Reportagem especial: Elisa Kemmer e Fábio Becker

Em visita a bairros periféricos de Bento, notamos diversos pontos de convergência, isso é, que se destacam em todos locais. Entre eles estão a ocupação das pessoas no mercado informal, a falta de estudos e a inexistência de atividades culturais. Em uma cidade tão diversa, essas pessoas passam despercebidas. Lutando para sobreviver, elas acabam não tendo acesso a direitos humanos básicos, como uma moradia adequada, alimentação e educação.

Confira abaixo os principais pontos observados:

Subemprego

Grande parte dos entrevistados estão desempregados ou no subemprego, isso é, vivendo de bicos. É uma realidade constatada em todos bairros periféricos pelos quais passamos. São diversos tipos de trabalhos informais, desde faxina a cuidar de carros, mas também se nota que essas ofertas vêm caindo. De acordo com a economista Mônica Mattia, os brasileiros empobreceram nos últimos anos, pois o crescimento da remuneração não cobriu a inflação. Ela ainda diz que muitas empresas pararam de oferecer auxílios aos funcionários, como plano de saúde e universidade. “A classe média, que contratava faxineiras, mais serviços de subempregados, deixou de fazer isso porque ela também teve perda de renda. Isso é nítido”, afirma.

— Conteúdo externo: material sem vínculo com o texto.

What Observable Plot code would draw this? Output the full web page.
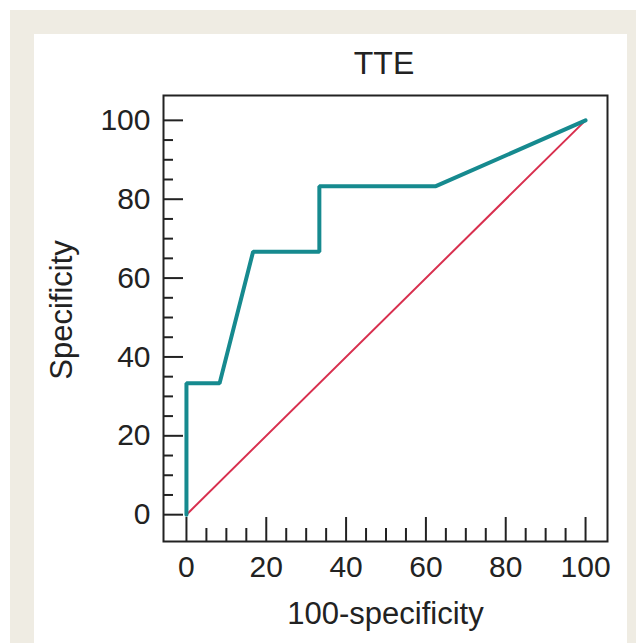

Baixa escolaridade e desemprego

A baixa escolaridade também é um ponto que se destaca nessa população. Conhecemos pessoas que não aprenderam a ler e outras que não concluíram o ensino fundamental. Esse é o outro fator marcante apontado pelos entrevistados para a dificuldade em conseguir emprego. Algumas pessoas estão buscando recolocação no mercado há mais de oito anos. Mônica ressalta que historicamente, os trabalhadores com menor escolaridade são os mais representativos na perda de emprego, especialmente em momentos de crise econômica, uma vez que os mesmos encontram-se em atividades que exigem menor qualificação.

“Outro fato relevante em relação a escolaridade é que o setor produtivo precisa de trabalhadores com maior nível de compreensão das atividades desenvolvidas: precisam ter capacidade de interpretar dados, gráficos, operar com novas tecnologias no processo de produção”, ressalta. Dessa forma, é imprescindível que os trabalhadores empregados ou desempregados tenham escolaridade de ensino médio completo, cursos profissionais e, também, domínio das tecnologias de informação e comunicação.

Lazer

Uma constatação clara está ligada à falta de acesso a lazer. As atividades culturais acontecem, predominantemente, na região central da cidade. Para quem tem a renda familiar de um salário mínimo, como é o caso da jovem Francilene dos Santos Garcia, fica muito oneroso no orçamento gastar passagem para se deslocar até o local e, muitas vezes, ainda pagar o ingresso. A adolescente vai da escola para casa, onde ajuda a mãe a fazer quitutes para vender.

É o que acontece com muitas pessoas que encontramos. A maioria não tem contato com esse tipo de atividade. O acesso à cultura acaba se resumindo ao que passa na televisão ou rádio, prejudicando também a inserção social. No caso de Francilene, ela não tem a oportunidade de sair com os colegas, participar de atividades extracurriculares ou até mesmo ir para uma festa com suas amigas.

Lisiane Pires, coordenadora do grupo Cidadania, diz hoje estão procurando fazer projetos que aproximem o poder público dos moradores. “A comunidade está ficando para trás, quanto mais isso acontece, mais o crime organizado vai estar presente, mais drogas estarão na porta. Temos oficinas em locais mais centralizados. É legal que tenha na Casa das Artes, mas tem que estender e chegar aqui também”, aponta.